Au sommet de l’Etat, deux visions s’affrontent. D’un côté le gouvernement, qui a réaffirmé ce jeudi 31 octobre ne pas “souhaiter supprimer le Service national universel (SNU)”. De l’autre l’Assemblée et le Sénat, qui s’en prennent au dispositif expérimental voulu par Emmanuel Macron, dont ils jugent l’efficacité relative par rapport au tarif estimé. À l’Assemblée, c’est la gauche qui a eu le scalp du SNU, avec des mots durs. “Il est temps d’abandonner” ce “gadget présidentiel” qui “ne marche pas” et “coûte cher”, a jugé le député écologiste Jean-Claude Raux. Des propos approuvés par le socialiste Pierrick Courbon, pour qui cette “hérésie budgétaire” a “raté sa cible”.
Présents en nombre, les députés du Nouveau Front populaire ont fait adopter mercredi soir en commissions des Finances un amendement réaffectant au secteur du sport amateur la totalité des 128 millions d’euros fléchés vers le SNU en 2025. Une victoire symbolique due à la très faible présence des élus macronistes et de droite, comme l’a relevé le président LFI de la commission, Éric Coquerel. “Si ça passe aussi facilement (et) pas à une ou deux voix près, c’est parce qu’il y a une partie de la commission qui n’est pas là.”
Le Sénat a enfoncé le clou quelques heures plus tard. Réunie à huis clos, sa commission des Finances a en effet voté une baisse de 100 millions d’euros des crédits du SNU. Une décision prise à l’unanimité moins deux abstentions, a précisé à l’AFP le sénateur socialiste Éric Jeansannetas, rapporteur des crédits de la Jeunesse. Cet amendement sera à nouveau présenté en séance publique lors de l’examen du volet “dépenses” du budget par le Sénat, début décembre.
Des objectifs “qui font du surplace”
“Après cinq ans d’expérimentation, il n’apparaît pas que le SNU apporte une plus-value suffisante […] pour justifier la poursuite de son déploiement”, a indiqué Éric Jeansannetas dans son rapport présenté mercredi et consulté par l’AFP. “Pour la première fois depuis le début de l’expérimentation du SNU, les objectifs font du surplace”, a fait savoir l’élu de la Creuse, se demandant “si l’objectif de (sa) généralisation à l’ensemble d’une classe d’âge est encore d’actualité”.

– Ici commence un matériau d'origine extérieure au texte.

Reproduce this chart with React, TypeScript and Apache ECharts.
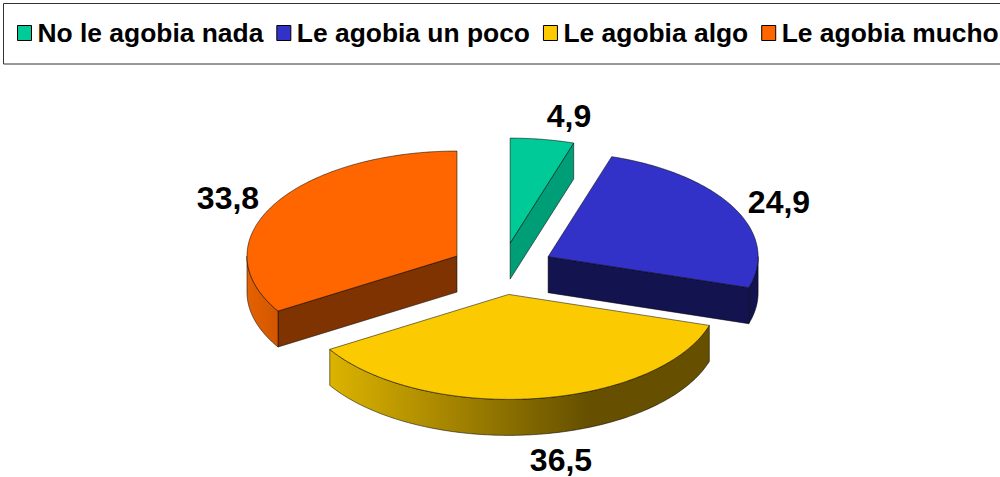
import React, { useEffect, useRef } from "react";
import * as echarts from "echarts";

const CATEGORIES = ["No le agobia nada", "Le agobia un poco", "Le agobia algo", "Le agobia mucho"];
const VALUES = [4.9, 24.9, 36.5, 33.8];
const LABELS = ["4,9", "24,9", "36,5", "33,8"];

const TOP_COLORS = ["#00CA98", "#3232C8", "#FBCA00", "#FF6600"];
const EDGE_COLORS = ["#009E76", "#13134F", "#665000", "#7F3300"];
const WALL_STOPS: [number, string][][] = [
  [[0, "#009E76"], [1, "#009E76"]],
  [[0, "#13134F"], [1, "#13134F"]],
  [[0, "#DCB300"], [0.68, "#665000"], [1, "#665000"]],
  [[0, "#E46200"], [1, "#D25600"]],
];
const LABEL_POS = [[569, 116], [779, 202], [561, 460], [228, 198]];

const CX = 502.2, CY = 268.7, RX = 210, RY = 105, DEPTH = 36, EXPLODE = 0.2467;
const FONT = '"Liberation Sans", Arial, sans-serif';
const TOTAL = VALUES.reduce((a, b) => a + b, 0);
const rad = (d: number) => (d * Math.PI) / 180;

function angleSpan(i: number) {
  let start = 0;
  for (let k = 0; k < i; k++) start += (VALUES[k] / TOTAL) * 360;
  return [start, start + (VALUES[i] / TOTAL) * 360];
}

function renderSlice(i: number) {
  return (_params: any, api: any) => {
    const value = api.value(0);
    const [a0] = angleSpan(i);
    const a1 = a0 + (value / TOTAL) * 360;
    const mid = (a0 + a1) / 2;
    const ax = CX + Math.sin(rad(mid)) * RX * EXPLODE;
    const ay = CY - Math.cos(rad(mid)) * RY * EXPLODE;
    const pt = (a: number, dy = 0) => [ax + Math.sin(rad(a)) * RX, ay - Math.cos(rad(a)) * RY + dy];
    const arc = (from: number, to: number, dy = 0) => {
      const n = Math.max(2, Math.ceil(Math.abs(to - from)));
      const out: number[][] = [];
      for (let k = 0; k <= n; k++) out.push(pt(from + ((to - from) * k) / n, dy));
      return out;
    };
    const stroke = { stroke: "rgba(0,0,0,0.75)", lineWidth: 0.7 };
    const children: any[] = [];
    const apex = [ax, ay], apexLow = [ax, ay + DEPTH];
    const edgeWall = (a: number) => ({
      type: "polygon",
      shape: { points: [apex, pt(a), pt(a, DEPTH), apexLow] },
      style: { fill: EDGE_COLORS[i], ...stroke },
    });
    if (Math.sin(rad(a0)) < -1e-6) children.push(edgeWall(a0));
    if (Math.sin(rad(a1)) > 1e-6) children.push(edgeWall(a1));
    const w0 = Math.max(a0, 90), w1 = Math.min(a1, 270);
    if (w1 > w0) {
      children.push({
        type: "polygon",
        shape: { points: [...arc(w0, w1), ...arc(w1, w0, DEPTH)] },
        style: {
          fill: new echarts.graphic.LinearGradient(0, 0, 1, 0,
            WALL_STOPS[i].map(([offset, color]) => ({ offset, color }))),
          ...stroke,
        },
      });
    }
    children.push({
      type: "polygon",
      shape: { points: [apex, ...arc(a0, a1)] },
      style: { fill: TOP_COLORS[i], ...stroke },
    });
    children.push({
      type: "text",
      style: {
        text: LABELS[i], x: LABEL_POS[i][0], y: LABEL_POS[i][1],
        align: "center", verticalAlign: "middle",
        font: `bold 32px ${FONT}`, fill: "#000",
      },
    });
    return { type: "group", children };
  };
}

export default function App() {
  const ref = useRef<HTMLDivElement>(null);
  useEffect(() => {
    document.body.style.margin = "0";
    const chart = echarts.init(ref.current!, undefined, { renderer: "svg" });
    chart.setOption({
      animation: false,
      backgroundColor: "#fff",
      legend: {
        left: 17, top: 20, padding: 0, itemGap: 13, itemWidth: 14, itemHeight: 15,
        icon: "rect", selectedMode: false,
        data: CATEGORIES,
        itemStyle: { borderColor: "#000", borderWidth: 1 },
        textStyle: { fontFamily: FONT, fontWeight: "bold", fontSize: 26.4, color: "#000", padding: [0, 0, 0, 1] },
      },
      graphic: [{
        type: "rect", silent: true, z: -1,
        shape: { x: 3.5, y: 3.5, width: 1010, height: 60.5 },
        style: { fill: "#fff", stroke: "#333", lineWidth: 1 },
      }],
      series: CATEGORIES.map((name, i) => ({
        type: "custom", name, coordinateSystem: "none", silent: true,
        itemStyle: { color: TOP_COLORS[i] },
        data: [[VALUES[i]]],
        renderItem: renderSlice(i),
      })),
    });
    return () => chart.dispose();
  }, []);
  return <div ref={ref} style={{ width: 1000, height: 477 }} />;
}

Maud Bregeon, la porte-parole du gouvernement, a répondu ce jeudi que “la situation financière telle qu’elle est aujourd’hui ne permet pas la généralisation”, tout en précisant qu'”entre la suppression et la généralisation, il y a un chemin parce que c’est une expérience qui nous semble être très positive pour beaucoup de jeunes”. Des paroles qui font écho à celles du ministre des Sports et de la Jeunesse, Gil Avérous, qui avait reconnu, lundi 28 octobre sur Sud Radio, qu’il n’avait “pas les moyens pour une généralisation du SNU” dans son budget. “En 2025, il ne le sera pas, en 2026 j’imagine mal qu’il puisse l’être”, a-t-il admis. “Il n’est pas prévu de le supprimer”, a-t-il cependant souligné, appelant à “réinterroger” un dispositif “en panne”.
Une mixité sociale toujours absente
En septembre, la Cour des comptes avait relancé le débat sur l’utilité du SNU en dévoilant des coûts estimés situés entre 3,5 et 5 milliards d’euros par an. Et évoquant de nombreux ratés observés : encadrement défaillant, missions floues, absence de mixité sociale… “Les milieux d’origine des jeunes participants se caractérisent, depuis 2019, par une surreprésentation de jeunes dont les parents servent ou ont servi dans les corps en uniforme et de catégories socioprofessionnelles plus favorisées”, écrit la Cour.
Promesse de campagne du chef de l’Etat, le SNU, lancé en 2019, devait être généralisé à la rentrée 2026, selon les promesses de Gabriel Attal, ex-locataire de Matignon. Ce service national comporte une “mission d’intérêt général” et un “séjour de cohésion” comprenant des activités sportives, culturelles et intellectuelles, avec des journées qui débutent par la “levée des couleurs” (drapeau et hymne national) et port de l’uniforme.